Kasus penganiayaan yang menewaskan Dini Sera Afrianti yang dilakukan oleh Gregorius Ronald Tannur menjadi sorotan publik, terutama setelah penangkapan terhadapnya oleh Tim Intelijen Kejaksaan Tinggi Jawa Timur pada 27 Oktober 2024. Ronald Tannur, yang sebelumnya divonis bersalah dalam kasus penganiayaan berat yang menyebabkan kematian, ditangkap kembali setelah vonis bebas yang sempat diterimanya. Penangkapan ini mengungkap adanya dugaan suap yang melibatkan sejumlah hakim dan pengacara, serta memunculkan sejumlah pertanyaan etika profesi dan hukum pidana terkait proses peradilan di Indonesia.
Gregorius Ronald Tannur, yang berusia 27 tahun, sebelumnya dijatuhi hukuman dalam kasus penganiayaan yang mengakibatkan kematian Dini Sera Afrianti. Tindakannya yang kasar menyebabkan kekasihnya itu tewas akibat penganiayaan berat, sebagaimana diatur dalam Pasal 351 ayat (3) KUHP. Namun, pada proses peradilan yang berlangsung, vonis bebas yang diterimanya mengejutkan banyak pihak. Penangkapan Ronald pada 27 Oktober 2024 oleh Tim Intelijen Kejaksaan Tinggi Jawa Timur bersama tim jaksa eksekutor dari Kejaksaan Negeri Surabaya menandai babak baru dalam kasus ini.
Ronald Tannur ditangkap di kawasan Pakuwon City Virginia Regency, Surabaya, sekitar pukul 14.40 WIB. Penangkapan tersebut menandakan adanya perkembangan besar dalam penegakan hukum kasus ini, yang kini dipertanyakan seiring dengan dugaan suap yang melibatkan para hakim yang menangani perkara Ronald.
Dugaan Suap dan Tindak Lanjut Kejaksaan
Kasus ini semakin mencuat setelah Kejaksaan Agung menangkap tiga hakim Pengadilan Negeri Surabaya yang terlibat dalam penanganan perkara penganiayaan yang dilakukan Ronald Tannur. Ketiga hakim tersebut, yakni Erintuah Damanik, Mangapul, dan Hari Hanindyo, diduga menerima suap terkait dengan vonis bebas yang dijatuhkan dalam kasus ini. Dugaan suap tersebut melibatkan Lisa Rahmat, pengacara Ronald Tannur, yang dikabarkan memberikan sejumlah uang kepada hakim-hakim tersebut untuk mendapatkan vonis bebas bagi kliennya.

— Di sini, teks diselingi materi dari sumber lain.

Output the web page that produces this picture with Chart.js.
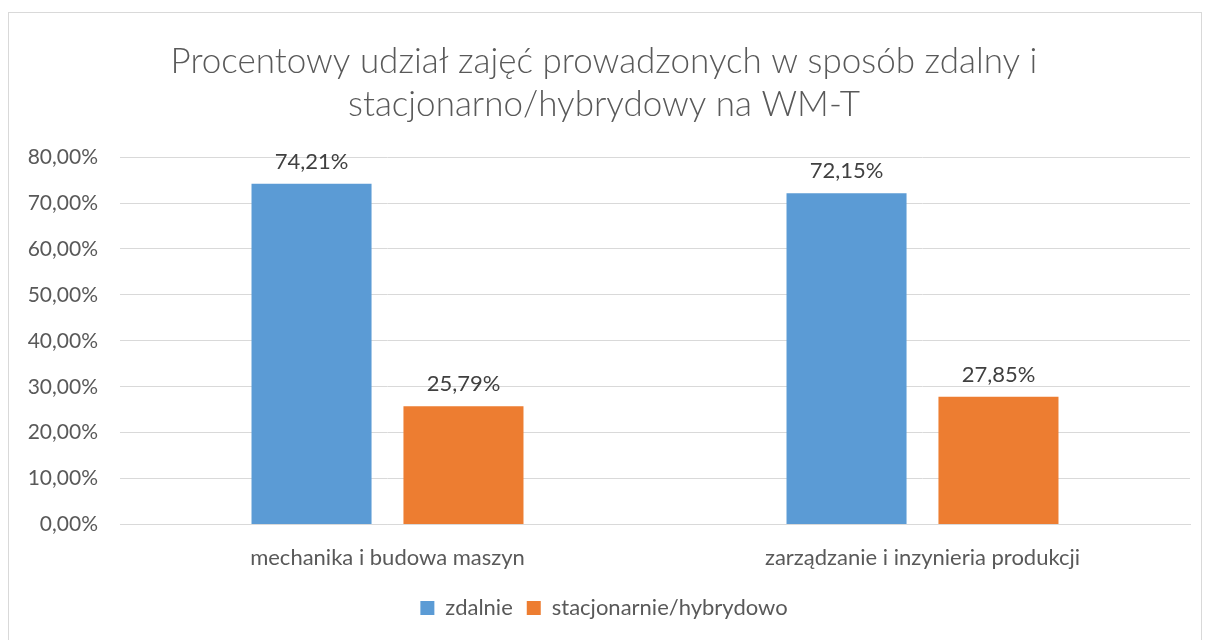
<!DOCTYPE html>
<html lang="pl">
<head>
  <meta charset="UTF-8">
  <title>Procentowy udział zajęć</title>
  <script src="https://cdn.jsdelivr.net/npm/chart.js"></script>
  <style>
    body {
      margin: 0;
      padding: 0;
      background: #fff;
    }

    .wrap {
      position: relative;
      width: 1208px;
      height: 640px;
    }

    .frame {
      position: absolute;
      left: 8px;
      top: 12px;
      width: 1192px;
      height: 640px;
      border: 1px solid #d9d9d9;
      pointer-events: none;
    }
  </style>
</head>
<body>
  <div class="wrap">
    <canvas id="chartCanvas" width="1208" height="640"></canvas>
    <div class="frame"></div>
  </div>

  <script>
    const categories = ["mechanika i budowa maszyn", "zarządzanie i inzynieria produkcji"];
    const zdalnie = [74.21, 72.15];
    const stacjonarnie = [25.79, 27.85];
    const seriesNames = ["zdalnie", "stacjonarnie/hybrydowo"];

    const fontFamily = "Lato, 'Open Sans', sans-serif";
    const textColor = "#595959";

    const fmt = v => v.toFixed(2).replace(".", ",") + "%";

    // etykiety nad słupkami
    const barLabels = {
      id: "barLabels",
      afterDatasetsDraw(chart) {
        const c = chart.ctx;
        c.save();
        c.font = "22px " + fontFamily;
        c.fillStyle = "#404040";
        c.textAlign = "center";
        c.textBaseline = "middle";
        chart.data.datasets.forEach((ds, i) => {
          chart.getDatasetMeta(i).data.forEach((bar, j) => {
            c.fillText(fmt(ds.data[j]), bar.x, bar.y - 22);
          });
        });
        c.restore();
      }
    };

    const ctx = document.getElementById("chartCanvas").getContext("2d");
    new Chart(ctx, {
      type: "bar",
      data: {
        labels: categories,
        datasets: [
          {
            label: seriesNames[0],
            data: zdalnie,
            backgroundColor: "#5b9bd5",
            categoryPercentage: 0.568,
            barPercentage: 0.79
          },
          {
            label: seriesNames[1],
            data: stacjonarnie,
            backgroundColor: "#ed7d31",
            categoryPercentage: 0.568,
            barPercentage: 0.79
          }
        ]
      },
      options: {
        responsive: false,
        animation: false,
        layout: { padding: { left: 18, right: 18, top: 40, bottom: 11 } },
        plugins: {
          title: {
            display: true,
            text: ["Procentowy udział zajęć prowadzonych w sposób zdalny i", "stacjonarno/hybrydowy na WM-T"],
            color: textColor,
            font: { family: fontFamily, size: 35, weight: "300", lineHeight: 1.23 },
            padding: { top: 0, bottom: 31 }
          },
          legend: {
            position: "bottom",
            labels: {
              color: textColor,
              font: { family: fontFamily, size: 22 },
              boxWidth: 14,
              boxHeight: 14,
              padding: 14
            }
          },
          tooltip: { enabled: false }
        },
        scales: {
          x: {
            grid: { display: false },
            border: { color: "#d9d9d9" },
            ticks: { color: textColor, font: { family: fontFamily, size: 22 }, padding: 12 }
          },
          y: {
            min: 0,
            max: 80,
            afterFit(scale) { scale.width = 102; },
            grid: { color: "#d9d9d9", drawTicks: false },
            border: { display: false },
            ticks: {
              stepSize: 10,
              color: textColor,
              font: { family: fontFamily, size: 21 },
              padding: 22,
              callback: v => fmt(v)
            }
          }
        }
      },
      plugins: [barLabels]
    });
  </script>
</body>
</html>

Tindak lanjut terhadap dugaan suap ini sangat penting mengingat potensi dampaknya terhadap kepercayaan publik terhadap sistem peradilan di Indonesia. Kejaksaan Tinggi Jawa Timur menyatakan akan terus memantau dan menindaklanjuti segala temuan yang dapat berhubungan dengan dugaan suap dalam proses peradilan ini. Penanganan kasus ini menjadi ujian penting dalam menunjukkan komitmen negara terhadap pemberantasan korupsi di sektor peradilan.
Perspektif Etika Profesi Hukum
Selain aspek hukum pidana, kasus ini juga menyoroti permasalahan etika dalam profesi hukum. Sebagai pengacara, Lisa Rahmat memiliki tanggung jawab untuk bertindak sesuai dengan kode etik profesi yang berlaku, yang menuntutnya untuk menjaga integritas dan menghindari praktik-praktik tidak etis seperti pemberian suap. Begitu pula bagi hakim yang memiliki peran yang sangat vital dalam memastikan proses peradilan berjalan secara adil dan tanpa pengaruh dari pihak luar.Kasus suap ini jelas bertentangan dengan prinsip-prinsip dasar etika profesi hukum, di antaranya:
1. Independensi dan Imparsialitas
Seorang hakim harus mampu bertindak secara independen, tidak terpengaruh oleh kepentingan pribadi, pihak tertentu, atau faktor eksternal lainnya. Hakim yang terlibat dalam suap telah mengkhianati prinsip ini, karena mereka seharusnya mengutamakan objektivitas dan kebenaran dalam setiap putusan yang mereka ambil.